Written instruction: Exactly the lines from the one with "Give me the matplotlib source for this chart." to the one with "bottom = bottom + vals", both included, are to be printed again; leave out the rest.
########################################
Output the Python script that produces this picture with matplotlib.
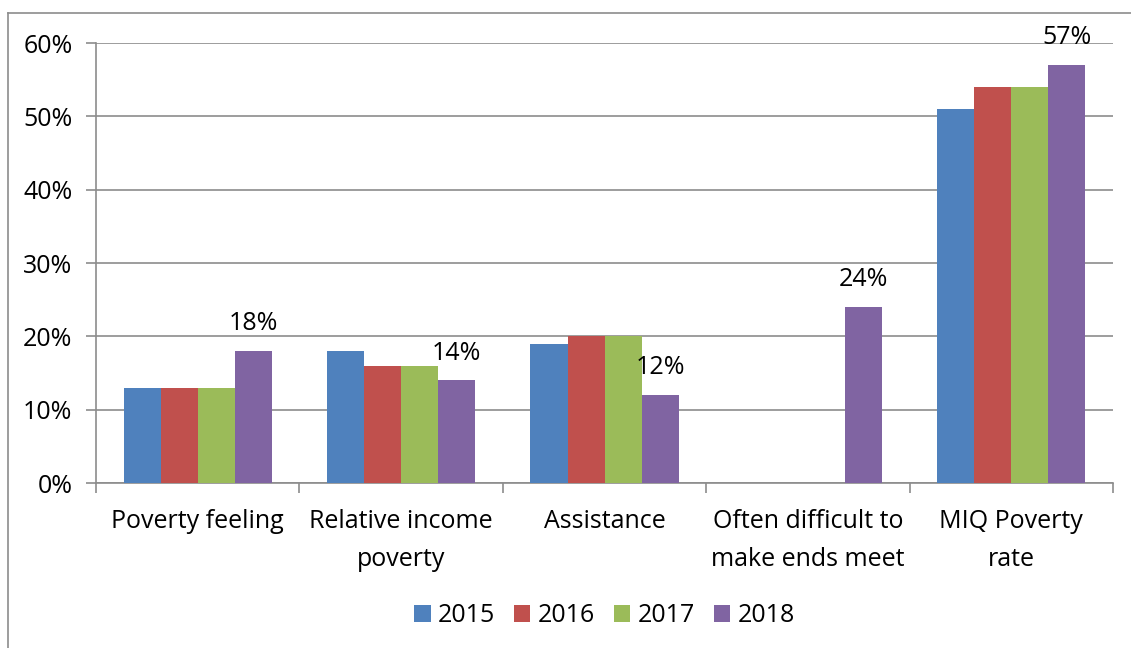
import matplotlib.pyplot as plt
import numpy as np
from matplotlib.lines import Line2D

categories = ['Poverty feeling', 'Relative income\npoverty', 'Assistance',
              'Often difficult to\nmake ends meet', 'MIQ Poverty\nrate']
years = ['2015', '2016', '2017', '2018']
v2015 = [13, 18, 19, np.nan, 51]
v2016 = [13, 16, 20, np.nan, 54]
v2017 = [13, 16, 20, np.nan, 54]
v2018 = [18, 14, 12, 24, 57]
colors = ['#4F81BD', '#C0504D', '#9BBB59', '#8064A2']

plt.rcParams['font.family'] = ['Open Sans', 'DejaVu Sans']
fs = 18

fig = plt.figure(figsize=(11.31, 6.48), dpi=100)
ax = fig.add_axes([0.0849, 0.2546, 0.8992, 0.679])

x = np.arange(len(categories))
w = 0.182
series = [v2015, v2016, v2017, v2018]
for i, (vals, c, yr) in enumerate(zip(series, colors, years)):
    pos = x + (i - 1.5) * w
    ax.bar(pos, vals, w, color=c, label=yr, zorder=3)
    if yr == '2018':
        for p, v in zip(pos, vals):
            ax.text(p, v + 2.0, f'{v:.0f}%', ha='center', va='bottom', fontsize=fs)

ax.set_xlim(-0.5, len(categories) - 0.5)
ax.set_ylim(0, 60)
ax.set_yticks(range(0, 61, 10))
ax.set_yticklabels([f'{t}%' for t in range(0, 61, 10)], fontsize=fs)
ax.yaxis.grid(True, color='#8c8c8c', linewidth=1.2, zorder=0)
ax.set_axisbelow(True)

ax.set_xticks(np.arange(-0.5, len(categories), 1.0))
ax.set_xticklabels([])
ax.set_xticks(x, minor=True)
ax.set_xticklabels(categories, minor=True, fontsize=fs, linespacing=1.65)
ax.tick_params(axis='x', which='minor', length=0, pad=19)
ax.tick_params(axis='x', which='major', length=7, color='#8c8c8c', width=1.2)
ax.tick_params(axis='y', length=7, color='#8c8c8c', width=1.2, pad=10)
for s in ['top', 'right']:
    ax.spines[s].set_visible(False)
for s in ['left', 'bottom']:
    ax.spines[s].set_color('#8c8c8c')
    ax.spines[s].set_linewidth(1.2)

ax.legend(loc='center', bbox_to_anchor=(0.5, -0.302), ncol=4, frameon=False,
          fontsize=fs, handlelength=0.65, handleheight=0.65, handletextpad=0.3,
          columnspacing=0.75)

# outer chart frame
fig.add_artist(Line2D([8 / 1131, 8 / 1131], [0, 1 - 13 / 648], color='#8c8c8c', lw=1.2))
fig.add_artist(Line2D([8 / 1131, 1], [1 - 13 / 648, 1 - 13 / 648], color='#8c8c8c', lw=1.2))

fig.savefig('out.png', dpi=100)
########################################
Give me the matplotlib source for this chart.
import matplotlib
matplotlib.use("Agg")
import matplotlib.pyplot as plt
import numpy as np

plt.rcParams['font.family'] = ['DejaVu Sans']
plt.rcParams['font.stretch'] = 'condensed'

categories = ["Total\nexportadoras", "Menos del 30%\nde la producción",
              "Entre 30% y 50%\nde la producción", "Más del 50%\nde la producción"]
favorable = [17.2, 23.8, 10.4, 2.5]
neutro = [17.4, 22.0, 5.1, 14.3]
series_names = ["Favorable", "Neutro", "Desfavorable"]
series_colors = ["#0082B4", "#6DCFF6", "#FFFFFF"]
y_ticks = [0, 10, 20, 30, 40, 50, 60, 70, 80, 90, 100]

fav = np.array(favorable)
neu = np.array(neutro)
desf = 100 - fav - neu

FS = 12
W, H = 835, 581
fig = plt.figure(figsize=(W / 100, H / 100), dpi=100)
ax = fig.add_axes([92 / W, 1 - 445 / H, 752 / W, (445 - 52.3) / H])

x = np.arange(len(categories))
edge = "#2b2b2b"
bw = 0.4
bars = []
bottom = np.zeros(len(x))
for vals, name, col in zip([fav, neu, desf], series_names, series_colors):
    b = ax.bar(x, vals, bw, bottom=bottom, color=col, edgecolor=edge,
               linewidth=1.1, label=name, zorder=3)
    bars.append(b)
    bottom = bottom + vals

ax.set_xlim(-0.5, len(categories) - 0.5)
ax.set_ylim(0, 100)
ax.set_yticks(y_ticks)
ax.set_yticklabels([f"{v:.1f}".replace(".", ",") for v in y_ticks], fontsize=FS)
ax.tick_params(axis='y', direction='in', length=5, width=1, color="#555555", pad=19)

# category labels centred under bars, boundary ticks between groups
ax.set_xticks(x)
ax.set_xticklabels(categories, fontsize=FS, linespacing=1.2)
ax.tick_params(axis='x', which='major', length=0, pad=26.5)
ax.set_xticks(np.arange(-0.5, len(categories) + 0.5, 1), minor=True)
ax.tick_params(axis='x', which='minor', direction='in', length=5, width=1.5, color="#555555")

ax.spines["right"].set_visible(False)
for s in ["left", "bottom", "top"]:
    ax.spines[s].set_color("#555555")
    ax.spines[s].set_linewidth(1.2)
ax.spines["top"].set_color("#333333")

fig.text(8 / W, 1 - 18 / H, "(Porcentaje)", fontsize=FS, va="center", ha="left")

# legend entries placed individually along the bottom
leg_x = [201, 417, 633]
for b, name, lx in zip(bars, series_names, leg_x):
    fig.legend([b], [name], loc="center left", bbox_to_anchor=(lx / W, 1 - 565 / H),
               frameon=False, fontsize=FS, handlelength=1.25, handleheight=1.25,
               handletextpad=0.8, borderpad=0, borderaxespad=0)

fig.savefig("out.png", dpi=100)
########################################
Worked solution:
Give me the matplotlib source for this chart.
import matplotlib
matplotlib.use("Agg")
import matplotlib.pyplot as plt
import numpy as np

plt.rcParams['font.family'] = ['DejaVu Sans']
plt.rcParams['font.stretch'] = 'condensed'

categories = ["Total\nexportadoras", "Menos del 30%\nde la producción",
              "Entre 30% y 50%\nde la producción", "Más del 50%\nde la producción"]
favorable = [17.2, 23.8, 10.4, 2.5]
neutro = [17.4, 22.0, 5.1, 14.3]
series_names = ["Favorable", "Neutro", "Desfavorable"]
series_colors = ["#0082B4", "#6DCFF6", "#FFFFFF"]
y_ticks = [0, 10, 20, 30, 40, 50, 60, 70, 80, 90, 100]

fav = np.array(favorable)
neu = np.array(neutro)
desf = 100 - fav - neu

FS = 12
W, H = 835, 581
fig = plt.figure(figsize=(W / 100, H / 100), dpi=100)
ax = fig.add_axes([92 / W, 1 - 445 / H, 752 / W, (445 - 52.3) / H])

x = np.arange(len(categories))
edge = "#2b2b2b"
bw = 0.4
bars = []
bottom = np.zeros(len(x))
for vals, name, col in zip([fav, neu, desf], series_names, series_colors):
    b = ax.bar(x, vals, bw, bottom=bottom, color=col, edgecolor=edge,
               linewidth=1.1, label=name, zorder=3)
    bars.append(b)
    bottom = bottom + vals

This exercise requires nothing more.